◆ **TASK DESCRIPTION**
Go through the material below and copy all lines with "chart".

◆ **DATA EXTRACT**
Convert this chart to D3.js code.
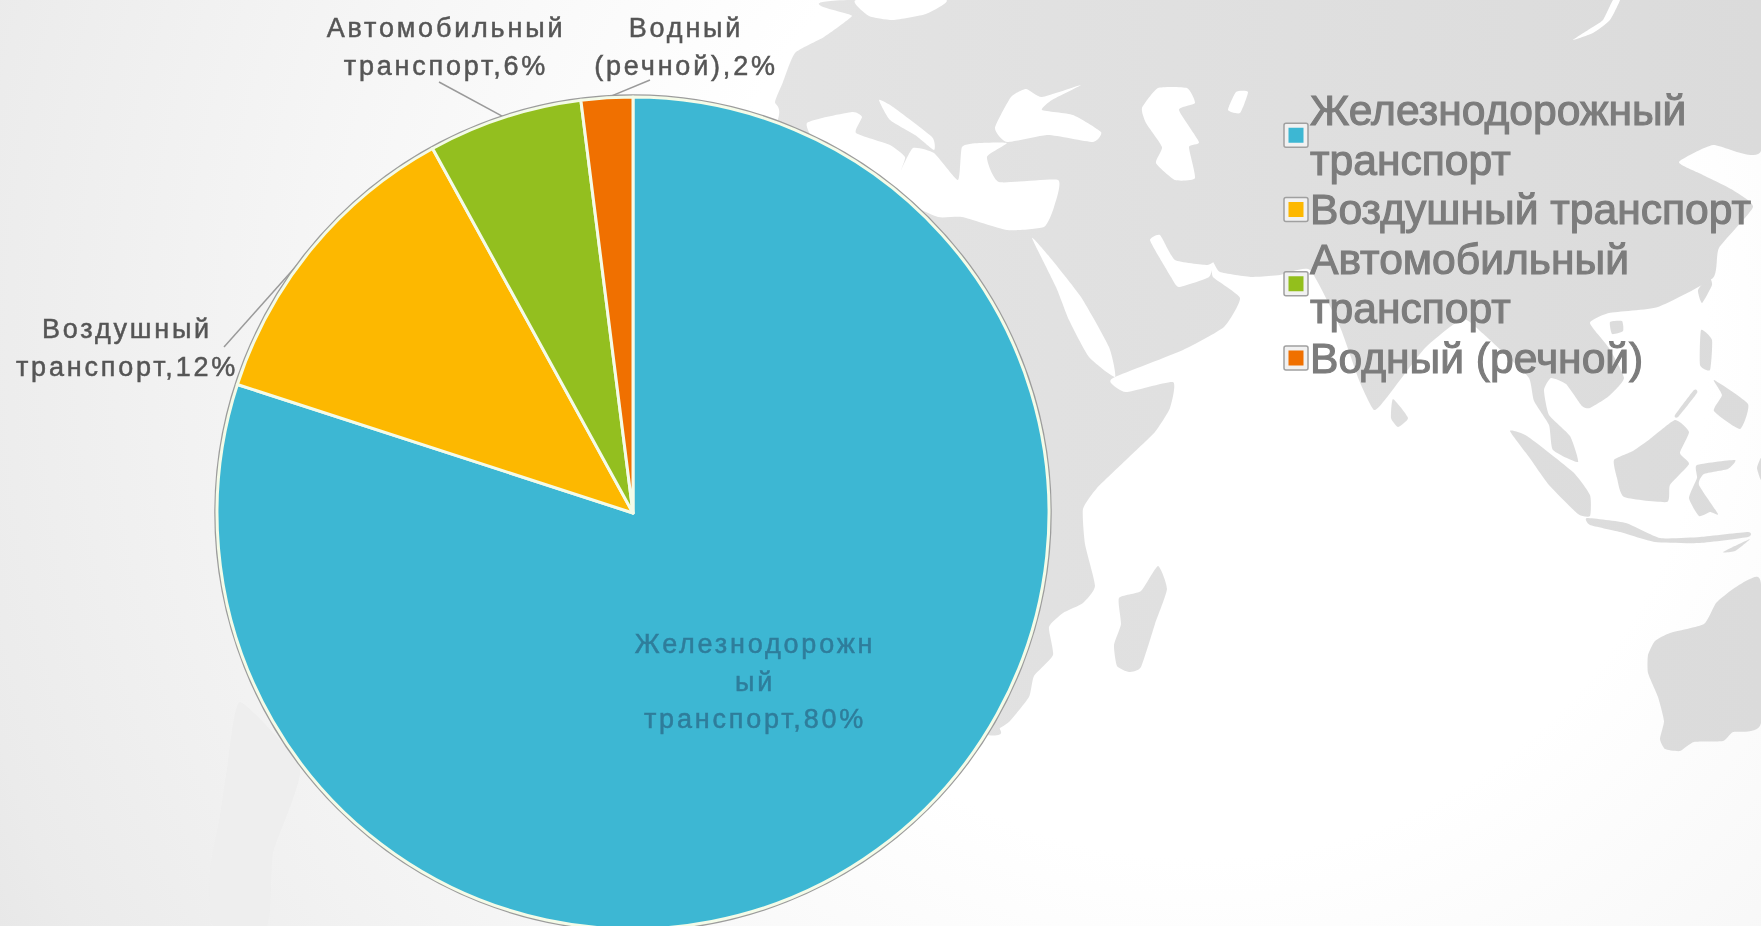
<meta charset="utf-8">
<html>
  <head>
    <style>
      html, body { margin: 0; padding: 0; background: #fff; overflow: hidden; }
      text { font-family: "Liberation Sans", Arial, sans-serif; }
    </style>
  </head>

<script src="https://d3js.org/d3.v7.min.js"></script>

<div id="my_dataviz"></div>

<script>

    // chart data
    var categories = ["Железнодорожный транспорт", "Воздушный транспорт", "Автомобильный транспорт", "Водный (речной)"]
    var values = [80, 12, 6, 2]
    var colors = ["#3db7d3", "#fdb800", "#93bf1f", "#f07000"]

    var labelLines = [
      ["Железнодорожн", "ый", "транспорт,80%"],
      ["Воздушный", "транспорт,12%"],
      ["Автомобильный", "транспорт,6%"],
      ["Водный", "(речной),2%"]
    ]
    var legendLines = [
      ["Железнодорожный", "транспорт"],
      ["Воздушный транспорт"],
      ["Автомобильный", "транспорт"],
      ["Водный (речной)"]
    ]

    // background map, rough outlines of the land and seas in page pixels
    var land = [
      [[852,0],[1761,0],[1761,151],[1713,145],[1679,162],[1701,174],[1731,189],[1753,207],[1719,248],[1713,278],[1658,307],[1609,313],[1590,323],[1609,348],[1624,378],[1609,396],[1590,408],[1582,406],[1566,384],[1551,378],[1544,390],[1549,415],[1570,436],[1578,462],[1553,450],[1549,425],[1534,401],[1529,378],[1505,354],[1480,331],[1462,319],[1425,348],[1388,396],[1374,410],[1359,380],[1340,327],[1310,270],[1280,275],[1252,277],[1220,272],[1213,262],[1213,277],[1240,298],[1224,327],[1183,350],[1115,377],[1111,383],[1126,392],[1173,382],[1170,408],[1155,432],[1126,460],[1097,488],[1083,509],[1085,544],[1095,586],[1083,603],[1063,613],[1049,627],[1053,655],[1034,676],[1029,697],[1010,721],[1000,728],[985,735],[700,700],[700,300],[777,122],[775,102],[783,82],[795,53],[824,37],[852,16]],
      [[1393,399],[1408,418],[1398,427],[1391,418]],
      [[1158,566],[1167,589],[1155,624],[1141,667],[1129,672],[1117,666],[1114,645],[1121,624],[1119,598],[1141,591]],
      [[1510,431],[1527,436],[1573,472],[1590,495],[1590,516],[1578,514],[1549,485],[1529,457]],
      [[1587,518],[1626,523],[1660,538],[1700,537],[1748,532],[1748,537],[1700,543],[1655,542],[1620,532],[1590,525]],
      [[1723,552],[1750,539],[1735,551]],
      [[1614,460],[1633,451],[1650,439],[1675,420],[1689,432],[1680,453],[1689,464],[1670,485],[1667,502],[1624,497],[1617,478]],
      [[1697,465],[1735,460],[1728,469],[1704,474],[1699,485],[1718,514],[1710,512],[1699,516],[1689,498],[1697,478]],
      [[1714,380],[1748,404],[1740,429],[1714,411],[1722,395]],
      [[1701,330],[1712,340],[1710,370],[1700,365]],
      [[1694,390],[1675,415],[1678,417],[1697,393]],
      [[1709,277],[1712,285],[1702,303],[1698,290]],
      [[1610,322],[1622,321],[1623,331],[1612,334]],
      [[1750,579],[1761,584],[1761,723],[1733,732],[1723,741],[1694,742],[1680,751],[1665,749],[1660,739],[1664,721],[1658,697],[1648,673],[1648,655],[1655,641],[1670,633],[1704,624],[1716,603],[1733,589]],
      [[1761,458],[1757,468],[1761,480]]
    ]
    var seas = [
      [[807,123],[852,112],[862,117],[856,133],[890,145],[905,157],[901,170],[913,148],[934,153],[958,180],[962,147],[979,143],[1007,143],[987,157],[999,182],[1058,180],[1054,207],[1044,227],[1007,230],[962,217],[938,217],[900,200],[860,180],[820,150]],
      [[879,100],[893,107],[932,137],[934,150],[915,135],[890,120]],
      [[995,128],[1011,97],[1026,89],[1042,97],[1081,85],[1052,100],[1042,110],[1073,115],[1101,132],[1093,142],[1048,135],[1007,142]],
      [[1142,108],[1158,88],[1187,88],[1195,103],[1179,110],[1199,142],[1189,147],[1195,178],[1175,180],[1156,163],[1162,147],[1146,123]],
      [[1228,110],[1236,92],[1248,92],[1240,113]],
      [[1032,238],[1048,255],[1081,297],[1109,347],[1115,377],[1089,357],[1069,320],[1056,287]],
      [[1150,240],[1160,235],[1175,260],[1207,265],[1213,263],[1209,277],[1179,287],[1171,277],[1162,262]],
      [[856,0],[869,16],[893,20],[926,14],[946,0]],
      [[1573,40],[1593,33],[1610,20],[1620,0],[1613,0],[1603,20],[1588,30]]
    ]
    var paleLand = [[[240,702],[227,769],[220,816],[210,870],[213,926],[267,926],[273,853],[300,769]]]

    // layout
    var width = 1761, height = 926
    var cx = 633, cy = 513, radius = 416

    // label text centres (x, first baseline) and where the leader line leaves the label
    var labelPos = [
      {x: 755, y: 653},
      {x: 127, y: 338},
      {x: 446, y: 37},
      {x: 686, y: 37}
    ]
    var leaderStart = [null, [224, 347], [439, 82], [650, 80]]

    var svg = d3.select("#my_dataviz")
      .append("svg")
        .attr("width", width)
        .attr("height", height)
        .style("display", "block")

    var defs = svg.append("defs")

    // page background
    var bg = defs.append("radialGradient")
      .attr("id", "bg")
      .attr("gradientUnits", "userSpaceOnUse")
      .attr("cx", 1200).attr("cy", 350).attr("r", 1450)
    bg.selectAll("stop")
      .data([[0.35, "#ffffff"], [0.6, "#f6f6f6"], [0.87, "#ebebeb"], [1, "#e3e3e3"]])
      .enter().append("stop")
        .attr("offset", function(d) { return d[0]; })
        .attr("stop-color", function(d) { return d[1]; })

    var landFill = defs.append("linearGradient")
      .attr("id", "landFill")
      .attr("gradientUnits", "userSpaceOnUse")
      .attr("x1", 700).attr("x2", 1761).attr("y1", 0).attr("y2", 0)
    landFill.append("stop").attr("offset", 0).attr("stop-color", "#e4e4e4")
    landFill.append("stop").attr("offset", 1).attr("stop-color", "#dbdbdb")

    defs.append("filter").attr("id", "soft").append("feGaussianBlur").attr("stdDeviation", 0.7)
    defs.append("filter").attr("id", "softer").append("feGaussianBlur").attr("stdDeviation", 0.55)

    svg.append("rect")
      .attr("width", width)
      .attr("height", height)
      .attr("fill", "url(#bg)")

    // map, a light tension takes the corners off the coastlines
    var outline = d3.line().curve(d3.curveCardinalClosed.tension(0.5))
    var map = svg.append("g").attr("filter", "url(#softer)")
    map.selectAll(".pale").data(paleLand).enter().append("path")
      .attr("class", "pale").attr("d", outline).attr("fill", "#eeeeee")
    map.selectAll(".land").data(land).enter().append("path")
      .attr("class", "land").attr("d", outline).attr("fill", "url(#landFill)")
    map.selectAll(".sea").data(seas).enter().append("path")
      .attr("class", "sea").attr("d", outline).attr("fill", "#ffffff")

    // pie
    var pie = d3.pie().sort(null).value(function(d) { return d; })
    var arcs = pie(values)
    var arc = d3.arc().innerRadius(0).outerRadius(radius)
    var edge = d3.arc().innerRadius(radius).outerRadius(radius)

    // leader lines, from the label to the middle of the slice's edge (drawn under the pie)
    arcs.forEach(function(d, i) {
      if (!leaderStart[i]) return
      var p = edge.centroid(d)
      svg.append("line")
        .attr("x1", leaderStart[i][0])
        .attr("y1", leaderStart[i][1])
        .attr("x2", cx + p[0])
        .attr("y2", cy + p[1])
        .attr("stroke", "#9a9a9a")
        .attr("stroke-width", 1.5)
    })

    var g = svg.append("g").attr("transform", "translate(" + cx + "," + cy + ")")

    g.append("circle")
      .attr("r", radius + 1.5)
      .attr("fill", "none")
      .attr("stroke", "#9c9c9c")
      .attr("stroke-width", 2.5)

    g.selectAll(".slice")
      .data(arcs)
      .enter()
      .append("path")
        .attr("class", "slice")
        .attr("d", arc)
        .attr("fill", function(d, i) { return colors[i]; })
        .attr("stroke", "#f4fbe8")
        .attr("stroke-width", 3)
        .attr("stroke-linejoin", "round")

    // data labels
    var labels = svg.append("g")
      .attr("filter", "url(#soft)")
      .attr("text-anchor", "middle")
      .attr("font-size", 27)
      .attr("letter-spacing", 2.8)

    labelLines.forEach(function(lines, i) {
      labels.selectAll(null)
        .data(lines)
        .enter()
        .append("text")
          .attr("x", labelPos[i].x)
          .attr("y", function(d, j) { return labelPos[i].y + j * 37.5; })
          .attr("fill", i == 0 ? "#2f7d9b" : "#555555")
          .attr("stroke", i == 0 ? "#2f7d9b" : "#555555")
          .attr("stroke-width", 0.5)
          .text(function(d) { return d; })
    })

    // legend
    var legendX = 1310, lineGap = 49.5, firstBaseline = 125
    var legend = svg.append("g").attr("filter", "url(#soft)")
    var row = 0
    categories.forEach(function(name, i) {
      var lines = legendLines[i]
      // swatch sits a little above the middle baseline of the entry
      var mid = firstBaseline + (row + (lines.length - 1) / 2) * lineGap - 14.5

      legend.append("rect")
        .attr("x", 1284).attr("y", mid - 12)
        .attr("width", 24).attr("height", 24)
        .attr("rx", 2)
        .attr("fill", "#f1f1f1")
        .attr("stroke", "#a0a0a0")
        .attr("stroke-width", 1.5)
      legend.append("rect")
        .attr("x", 1288.5).attr("y", mid - 7.5)
        .attr("width", 15).attr("height", 15)
        .attr("fill", colors[i])

      lines.forEach(function(line) {
        legend.append("text")
          .attr("x", legendX)
          .attr("y", firstBaseline + row * lineGap)
          .attr("font-size", 42.6)
          .attr("fill", "#7c7c7c")
          .attr("stroke", "#7c7c7c")
          .attr("stroke-width", 1.1)
          .text(line)
        row++
      })
    })

</script>
</html>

◆ **SOLUTION TO THIS TASK**
Convert this chart to D3.js code.
    // chart data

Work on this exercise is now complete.